In examining the circumstances that have triggered our most recent group of contracts requiring retroactive approval, we have identified several consistent issues that we are working to address: staff turnover, increased workloads, and lack of proper planning.   With the additional staff and resources allocated to OCP in the fiscal year 2014 budget for procurement reform, we expect a visible difference in the way we do business. Even before the procurement reform effort officially begins, I am working with my team to adjust our approach to our work to meet the needs of our clients and improve our outcomes by:

  • Contract Monitoring – In our new Contract Administration training rolled out last year, we emphasize the need for Contract Administrators to not only monitor the performance of the vendor, but also the expenditures associated with the contract.  The contract administrator must notify the contracting officer in a timely manner, when it is anticipated that the expenditures will exceed the current contract amount.
  • Acquisition Planning – In accordance with the PPRA, we are required to work with our customer agencies to develop acquisition plans for the coming fiscal year. These plans alert us to the agency’s planned procurements and help us to plan our workload accordingly.
  • Lessons Learned – The management team is working with the staff to learn from past experience. We are able to develop better milestone plans and revise contract provisions based on past experience with our customer agencies.

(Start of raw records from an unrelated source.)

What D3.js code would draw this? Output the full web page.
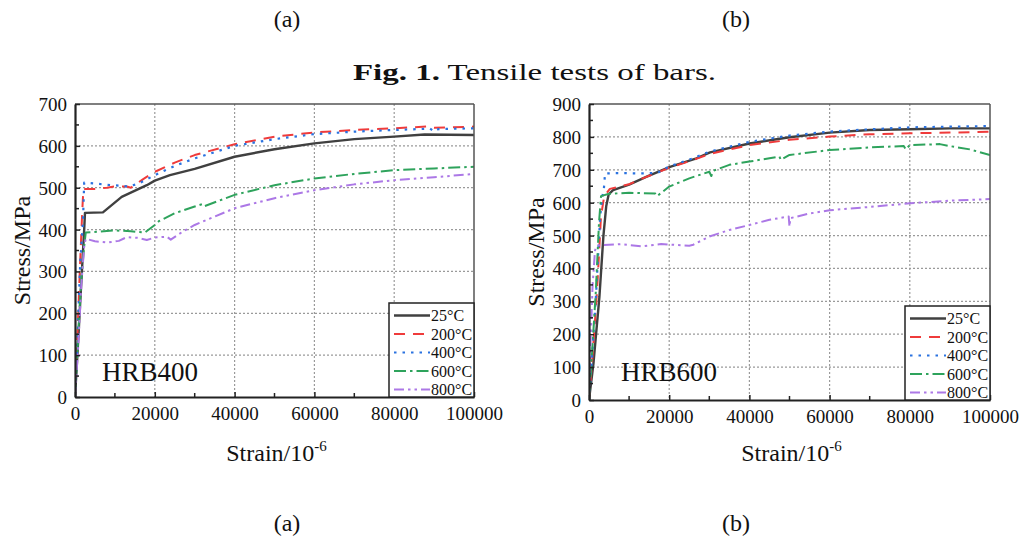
<!DOCTYPE html>
<html>
<head>
<meta charset="utf-8">
<script src="https://cdn.jsdelivr.net/npm/d3@7"></script>
<style>
  body { margin: 0; background: #fff; }
  text { font-family: "Liberation Serif", "Times New Roman", serif; fill: #111; }
</style>
</head>
<body>
<svg id="fig" width="1026" height="542"></svg>
<script>
// Tensile test curves (strain in 10^-6, stress in MPa)

const temperatures = ["25°C", "200°C", "400°C", "600°C", "800°C"];
const strainTicks = [0, 20000, 40000, 60000, 80000, 100000];
const hrb400StressTicks = [0, 100, 200, 300, 400, 500, 600, 700];
const hrb600StressTicks = [0, 100, 200, 300, 400, 500, 600, 700, 800, 900];

// HRB400
const hrb400_25 = [[0,0],[600,100],[1500,260],[2300,400],[2500,440],[7000,441],[11700,478],[18000,506],[20000,517],[23800,530],[30000,545],[40000,574],[50000,592],[60000,606],[70000,616],[80000,622],[87600,627],[100000,626]];
const hrb400_200 = [[0,0],[500,120],[1200,300],[1800,440],[2100,497],[5000,497],[8000,500],[10000,503],[13000,503],[14000,500],[17000,520],[20000,538],[25000,560],[30000,578],[40000,604],[50000,622],[60000,632],[70000,638],[80000,642],[88000,646],[90000,643],[100000,646]];
const hrb400_400 = [[0,0],[600,130],[1300,320],[2000,420],[2300,512],[5000,510],[8000,507],[11000,505],[13500,503],[16000,510],[20000,530],[25000,552],[30000,570],[40000,600],[50000,616],[60000,628],[70000,634],[80000,638],[89000,641],[90000,634],[91000,640],[100000,642]];
const hrb400_600 = [[0,0],[700,130],[1500,270],[2300,360],[2700,393],[6000,395],[10000,398],[14000,396],[17500,393],[20000,411],[21000,420],[25000,439],[30000,455],[32000,461],[32500,456],[40000,483],[50000,506],[60000,522],[70000,533],[80000,542],[90000,546],[100000,550]];
const hrb400_800 = [[0,0],[800,120],[1600,270],[2300,360],[2700,378],[5000,372],[8000,369],[11000,373],[13000,382],[16000,380],[18000,375],[20000,381],[23000,383],[24000,376],[27000,395],[30000,411],[40000,451],[50000,475],[60000,494],[70000,508],[80000,518],[90000,525],[100000,533]];

// HRB600
const hrb600_25 = [[0,0],[1100,110],[2600,314],[3600,500],[4300,590],[4900,625],[6000,638],[10000,655],[14400,679],[20200,709],[26800,735],[30200,753],[40000,780],[50000,799],[60000,813],[70000,821],[80000,823],[90000,826],[100000,826]];
const hrb600_200 = [[0,0],[800,120],[2000,330],[3000,560],[3800,620],[5200,642],[8000,650],[10000,656],[14000,677],[20000,706],[26000,730],[30000,748],[40000,775],[50000,791],[60000,801],[70000,808],[80000,811],[90000,813],[100000,816]];
const hrb600_400 = [[0,0],[700,120],[1800,330],[2800,560],[3300,618],[3700,640],[4000,689],[8000,690],[12000,689],[17000,690],[20000,710],[26000,735],[30000,755],[40000,785],[50000,804],[60000,816],[70000,823],[80000,829],[90000,831],[100000,833]];
const hrb600_600 = [[0,0],[700,130],[1700,330],[2500,540],[3000,620],[5000,627],[10000,630],[16500,628],[17000,620],[20000,649],[25000,674],[30000,694],[30500,681],[31000,697],[35000,715],[40000,725],[45000,735],[47500,740],[47800,730],[50000,745],[60000,760],[70000,768],[78500,772],[79000,762],[80000,775],[87500,778],[90000,772],[95000,762],[100000,745]];
const hrb600_800 = [[0,0],[400,180],[900,350],[1500,455],[2000,470],[8000,474],[13000,467],[18000,474],[25000,469],[26000,472],[30000,497],[35000,517],[40000,532],[45000,548],[49800,558],[50000,527],[50200,553],[55000,567],[60000,577],[70000,587],[80000,598],[90000,606],[100000,611]];

const colors = ["#404040", "#ef3b3b", "#2a72e0", "#2ea35c", "#ac78e6"];
const dashes = [null, "11,8", "2.5,6", "12,4,2.5,4", "10,4,2.5,4,2.5,4"];
const widths = [2.4, 2, 2.2, 2, 2];

const svg = d3.select("#fig");

function drawPanel(opt) {
  const x = d3.scaleLinear().domain([0, 100000]).range([opt.left, opt.right]);
  const y = d3.scaleLinear().domain([0, opt.ymax]).range([opt.bottom, opt.top]);
  const g = svg.append("g");

  // dotted grid at the major ticks
  g.append("g").selectAll("line").data(strainTicks.slice(1, -1)).join("line")
    .attr("x1", d => x(d)).attr("x2", d => x(d))
    .attr("y1", opt.top).attr("y2", opt.bottom)
    .attr("stroke", "#9a9a9a").attr("stroke-width", 1.2).attr("stroke-dasharray", "2,2");
  g.append("g").selectAll("line").data(opt.yticks.slice(1, -1)).join("line")
    .attr("y1", d => y(d)).attr("y2", d => y(d))
    .attr("x1", opt.left).attr("x2", opt.right)
    .attr("stroke", "#9a9a9a").attr("stroke-width", 1.2).attr("stroke-dasharray", "2,2");

  // curves
  const clipId = "clip" + opt.id;
  svg.append("clipPath").attr("id", clipId).append("rect")
    .attr("x", opt.left).attr("y", opt.top - 2)
    .attr("width", opt.right - opt.left).attr("height", opt.bottom - opt.top + 2);
  const line = d3.line().x(d => x(d[0])).y(d => y(d[1]));
  g.append("g").attr("clip-path", `url(#${clipId})`)
    .selectAll("path").data(opt.series).join("path")
    .attr("d", line)
    .attr("fill", "none")
    .attr("stroke", (d, i) => colors[i])
    .attr("stroke-width", (d, i) => widths[i])
    .attr("stroke-dasharray", (d, i) => dashes[i])
    .attr("stroke-linejoin", "round");

  // frame: top and right thinner
  g.append("line").attr("x1", opt.left).attr("x2", opt.right).attr("y1", opt.top).attr("y2", opt.top)
    .attr("stroke", "#555").attr("stroke-width", 1.5);
  g.append("line").attr("x1", opt.right).attr("x2", opt.right).attr("y1", opt.top).attr("y2", opt.bottom)
    .attr("stroke", "#555").attr("stroke-width", 1.5);

  // axes with inward ticks
  const xMinor = d3.range(10000, 100000, 20000);
  const yMinor = d3.range(50, opt.ymax, 100);
  const xAxis = g.append("g").attr("transform", `translate(0,${opt.bottom})`)
    .call(d3.axisBottom(x).tickValues(strainTicks).tickSizeInner(-5).tickSizeOuter(0).tickPadding(10).tickFormat(d3.format("d")));
  xAxis.append("g").selectAll("line").data(xMinor).join("line")
    .attr("x1", d => x(d)).attr("x2", d => x(d)).attr("y1", 0).attr("y2", -4)
    .attr("stroke", "#222").attr("stroke-width", 1.5);
  const yAxis = g.append("g").attr("transform", `translate(${opt.left},0)`)
    .call(d3.axisLeft(y).tickValues(opt.yticks).tickSizeInner(-5).tickSizeOuter(0).tickPadding(8).tickFormat(d3.format("d")));
  yAxis.append("g").selectAll("line").data(yMinor).join("line")
    .attr("y1", d => y(d)).attr("y2", d => y(d)).attr("x1", 0).attr("x2", 4)
    .attr("stroke", "#222").attr("stroke-width", 1.5);
  [xAxis, yAxis].forEach(a => {
    a.select(".domain").attr("stroke", "#222").attr("stroke-width", 2.2);
    a.selectAll(".tick line").attr("stroke", "#222").attr("stroke-width", 1.5);
    a.selectAll("text").attr("font-family", "Liberation Serif").attr("font-size", 19).attr("fill", "#111");
  });
  yAxis.selectAll(".tick text").attr("dy", "0.34em");

  // axis titles
  const xt = g.append("text").attr("x", (opt.left + opt.right) / 2 + 2).attr("y", 461)
    .attr("text-anchor", "middle").attr("font-size", 24);
  xt.append("tspan").text("Strain/10");
  xt.append("tspan").attr("font-size", 15).attr("dy", -10).text("-6");
  g.append("text")
    .attr("transform", `translate(${opt.left - 45},${(opt.top + opt.bottom) / 2}) rotate(-90)`)
    .attr("text-anchor", "middle").attr("font-size", 24).text("Stress/MPa");

  // grade label
  g.append("text").attr("x", opt.labelX).attr("y", 381).attr("font-size", 27).text(opt.grade);

  // legend
  const lg = g.append("g");
  lg.append("rect").attr("x", opt.legendX).attr("y", opt.legendY)
    .attr("width", opt.right - opt.legendX).attr("height", opt.bottom - opt.legendY)
    .attr("fill", "#fff").attr("stroke", "#222").attr("stroke-width", 1.5);
  const rows = lg.selectAll("g").data(temperatures).join("g")
    .attr("transform", (d, i) => `translate(${opt.legendX},${opt.legendY + 12.5 + i * 18.5})`);
  rows.append("line").attr("x1", 5).attr("x2", 41)
    .attr("stroke", (d, i) => colors[i])
    .attr("stroke-width", (d, i) => widths[i])
    .attr("stroke-dasharray", (d, i) => dashes[i]);
  rows.append("text").attr("x", 42).attr("dy", "0.35em").attr("text-anchor", "start")
    .attr("font-size", 16).text(d => d);
}

drawPanel({ id: "a", left: 75, right: 474, top: 104, bottom: 397, ymax: 700, yticks: hrb400StressTicks,
  series: [hrb400_25, hrb400_200, hrb400_400, hrb400_600, hrb400_800],
  grade: "HRB400", labelX: 102, legendX: 389, legendY: 303 });
drawPanel({ id: "b", left: 589, right: 990, top: 104, bottom: 400, ymax: 900, yticks: hrb600StressTicks,
  series: [hrb600_25, hrb600_200, hrb600_400, hrb600_600, hrb600_800],
  grade: "HRB600", labelX: 621, legendX: 905, legendY: 306 });

// captions
svg.append("text").attr("x", 287).attr("y", 27).attr("text-anchor", "middle").attr("font-size", 24).text("(a)");
svg.append("text").attr("x", 736).attr("y", 27).attr("text-anchor", "middle").attr("font-size", 24).text("(b)");
const cap = svg.append("text").attr("x", 353).attr("y", 80).attr("font-size", 23)
  .attr("textLength", 363).attr("lengthAdjust", "spacingAndGlyphs");
cap.append("tspan").attr("font-weight", "bold").text("Fig. 1.");
cap.append("tspan").text(" Tensile tests of bars.");
svg.append("text").attr("x", 287).attr("y", 531).attr("text-anchor", "middle").attr("font-size", 24).text("(a)");
svg.append("text").attr("x", 736).attr("y", 531).attr("text-anchor", "middle").attr("font-size", 24).text("(b)");
</script>
</body>
</html>
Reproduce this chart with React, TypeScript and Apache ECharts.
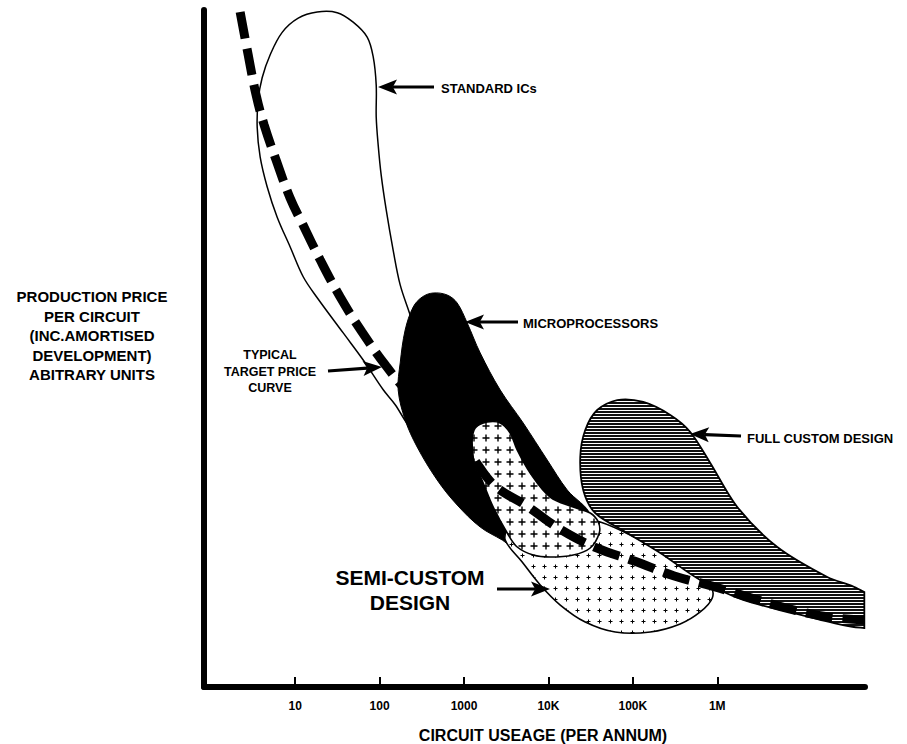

I believe that these changes to our approach will only further the anticipated success of the procurement reform initiative. The team at OCP is determined to improve accountability, collaboration and efficiency in our work with our customer agencies. 

Conclusion

The role of OCP is bigger than to just negotiate contracts and procure goods and services on behalf of the District agencies we serve. The staff at OCP is entrusted with the task of being stewards of tax payer dollars and ensuring that we get the best value for the District’s dollars. Our ultimate responsibility is to ensure that the District’s residents – particularly those in need -- receive the high quality, goods and services they need and deserve without interruption. Further, we have a responsibility to pay vendors in a timely manner for goods and services provided. It is this standard of business that encourages vendors to compete for new business opportunities and continue to do business with the District year after year. In conclusion, thank you for the opportunity to testify and I am happy to answer any questions you may have.